Pittsburgh’s Time In Act 47 Ends
December 29, 2003 to February 12, 2018 puts Pittsburgh’s time in distressed status at just over 14 years. Only two municipalities (Clairton in Allegheny County and Milbourne in Delaware County) were in longer at the time of rescission, released after 27 and 21 years, respectively. Thirteen municipalities have been released from Act 47, and Pittsburgh is the 14th. By population it was the largest municipality in distressed status.
Pittsburgh was rejected for release in 2009 and 2012. In the time that the City has been in distressed status there were at least four other state statutes (separate from Act 47 of 1987) that significantly affected Pittsburgh’s finances and its time in distressed status.
Act 11 of 2004: Created the separate Intergovernmental Cooperation Authority for Cities of the Second Class to operate concurrently with the Act 47 recovery team. Prohibited Pittsburgh from levying a earned income tax on non-residents (commuter tax) while in Act 47 as long as the Authority was in place and intercepted the local share money from the Rivers Casino to direct it to specific purposes. The Authority was empowered with a much broader set of powers than the Act 47 recovery team but never issued bonds like the Intergovernmental Cooperation Authority in Philadelphia. Faced major problems in 2016 with its former executive director and its responsibilities, and is currently unfunded by the state and it is unclear what will happen to it with Act 47 gone today.
Act 187 of 2004: This shifted a portion of the earned income tax levied by the Pittsburgh Public Schools to the City so as to get the City more money without raising the combined wage tax rate (3% between the City and the District). It is possible that the District will come asking for a revision to this statute if the City has been given a clean bill of fiscal health.
Act 222 of 2004: Raised and renamed the occupation privilege tax (for all municipalities), ended the mercantile tax, phased out the business privilege tax, created the payroll preparation tax (just for Pittsburgh) and reduced the parking tax in steps from 50% to 35%.
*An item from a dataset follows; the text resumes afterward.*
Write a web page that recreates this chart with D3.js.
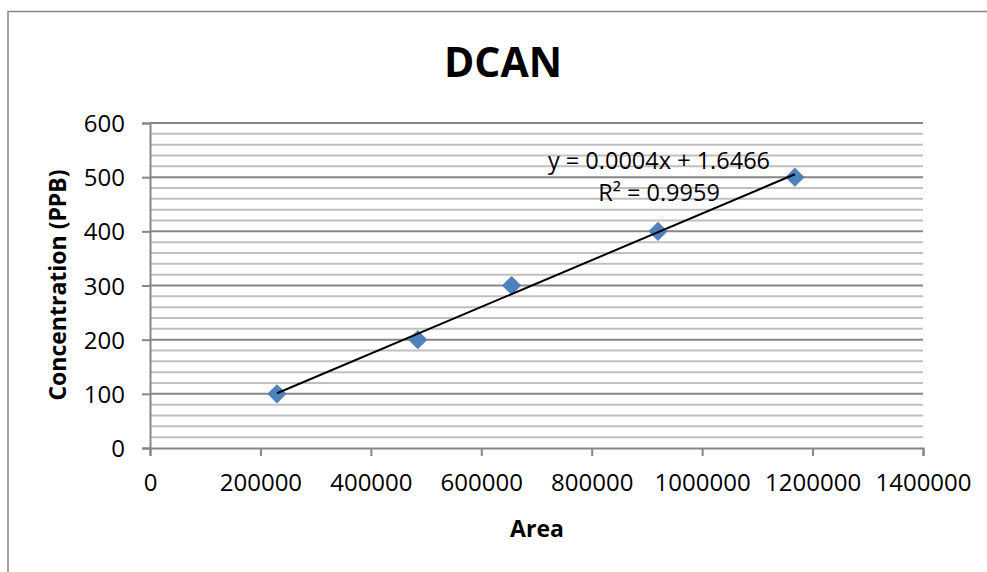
<!DOCTYPE html>
<html><head><meta charset="utf-8">
<script src="https://cdn.jsdelivr.net/npm/d3@7"></script>
<style>body{margin:0;background:#fff}svg{display:block}text{font-family:"Open Sans",sans-serif;fill:#000}</style>
</head><body>
<svg id="c" width="987" height="572"></svg>
<script>
const areas = [230000, 485000, 655000, 920000, 1168000];
const concs = [100, 200, 300, 400, 500];
const xTicks = [0, 200000, 400000, 600000, 800000, 1000000, 1200000, 1400000];
const yTicks = [0, 100, 200, 300, 400, 500, 600];
const title = "DCAN";
const xTitle = "Area";
const yTitle = "Concentration (PPB)";
const eqLines = ["y = 0.0004x + 1.6466", "R² = 0.9959"];

const svg = d3.select("#c");
// chart border
svg.append("path").attr("d","M8,572V11.5H987").attr("fill","none").attr("stroke","#868686").attr("stroke-width",1.5);

const x = d3.scaleLinear().domain([0,1400000]).range([150,923]);
const y = d3.scaleLinear().domain([0,600]).range([448,123]);

// minor gridlines
const minor = d3.range(20,600,20).filter(v=>v%100!==0);
svg.append("g").selectAll("line").data(minor).join("line")
  .attr("x1",x(0)).attr("x2",x(1400000)).attr("y1",d=>y(d)).attr("y2",d=>y(d))
  .attr("stroke","#c0c0c0").attr("stroke-width",2);
// major gridlines
svg.append("g").selectAll("line").data(yTicks.filter(v=>v>0)).join("line")
  .attr("x1",x(0)).attr("x2",x(1400000)).attr("y1",d=>y(d)).attr("y2",d=>y(d))
  .attr("stroke","#868686").attr("stroke-width",2);

// axes
const yAx = svg.append("g").attr("transform",`translate(${x(0)},0)`)
  .call(d3.axisLeft(y).tickValues(yTicks).tickSize(8).tickPadding(17).tickFormat(d3.format("d")));
const xAx = svg.append("g").attr("transform",`translate(0,${y(0)})`)
  .call(d3.axisBottom(x).tickValues(xTicks).tickSize(8).tickPadding(18).tickFormat(d3.format("d")));
[yAx,xAx].forEach(a=>{
  a.select(".domain").attr("stroke","#868686").attr("stroke-width",2);
  a.selectAll(".tick line").attr("stroke","#868686").attr("stroke-width",2);
  a.selectAll(".tick text").attr("font-size",24).attr("font-family","Open Sans").attr("fill","#000");
});
yAx.selectAll(".tick text").attr("dy","0.36em");
xAx.selectAll(".tick text").attr("dy","0.7em");

// markers (square rotated 45deg)
const sym = d3.symbol().type(d3.symbolSquare).size(185);
svg.append("g").selectAll("path").data(areas).join("path")
  .attr("d", sym).attr("transform",(d,i)=>`translate(${x(d)},${y(concs[i])}) rotate(45)`)
  .attr("fill","#4F81BD");

// linear trendline (least squares)
const mx = d3.mean(areas), my = d3.mean(concs);
const sxy = d3.sum(areas,(d,i)=>(d-mx)*(concs[i]-my));
const sxx = d3.sum(areas,d=>(d-mx)*(d-mx));
const slope = sxy/sxx, icpt = my - slope*mx;
const x0 = d3.min(areas), x1 = d3.max(areas);
svg.append("line").attr("x1",x(x0)).attr("y1",y(slope*x0+icpt))
  .attr("x2",x(x1)).attr("y2",y(slope*x1+icpt)).attr("stroke","#000").attr("stroke-width",2);

// equation
svg.append("text").attr("x",659).attr("y",169).attr("text-anchor","middle").attr("font-size",23.5).text(eqLines[0]);
svg.append("text").attr("x",659).attr("y",201).attr("text-anchor","middle").attr("font-size",23.5).text(eqLines[1]);

// titles
svg.append("text").attr("x",503).attr("y",77).attr("text-anchor","middle").attr("font-size",41).attr("font-weight","bold").text(title);
svg.append("text").attr("x",537).attr("y",537).attr("text-anchor","middle").attr("font-size",23).attr("font-weight","bold").text(xTitle);
svg.append("text").attr("transform","translate(66,285) rotate(-90)").attr("text-anchor","middle").attr("font-size",23).attr("font-weight","bold").text(yTitle);
</script>
</body></html>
Ac4 44 of 2009: Addressed municipal pensions statewide, but had specific provisions for Pittsburgh in order to get the aggregate funded ratio to 50% or greater by December 31, 2010 or face a takeover of the plans and a transfer to the state Municipal Retirement System. Most of 2010 was spent on a plan to lease parking garages and meters for an upfront payment to put into the pension plans, but that was scuttled in favor of a 30 year commitment of parking tax money. Law allowed the City to keep the parking tax at 37.5%.
And the Act 47 statute itself was amended in 2014 to put a time limit on how long municipalities could be in distressed status unless granted an extension by the coordinator or moved to the possibility of being non-viable and disincorporating. It also changed the criteria the Department of Community and Economic Development was to consider in determining whether a municipality was ready to be released. With Act 47 gone the Mayor in November of last year proposed four ordinances to codify some of the financial/budgetary practices of Act 47, and three of those four have been signed into law.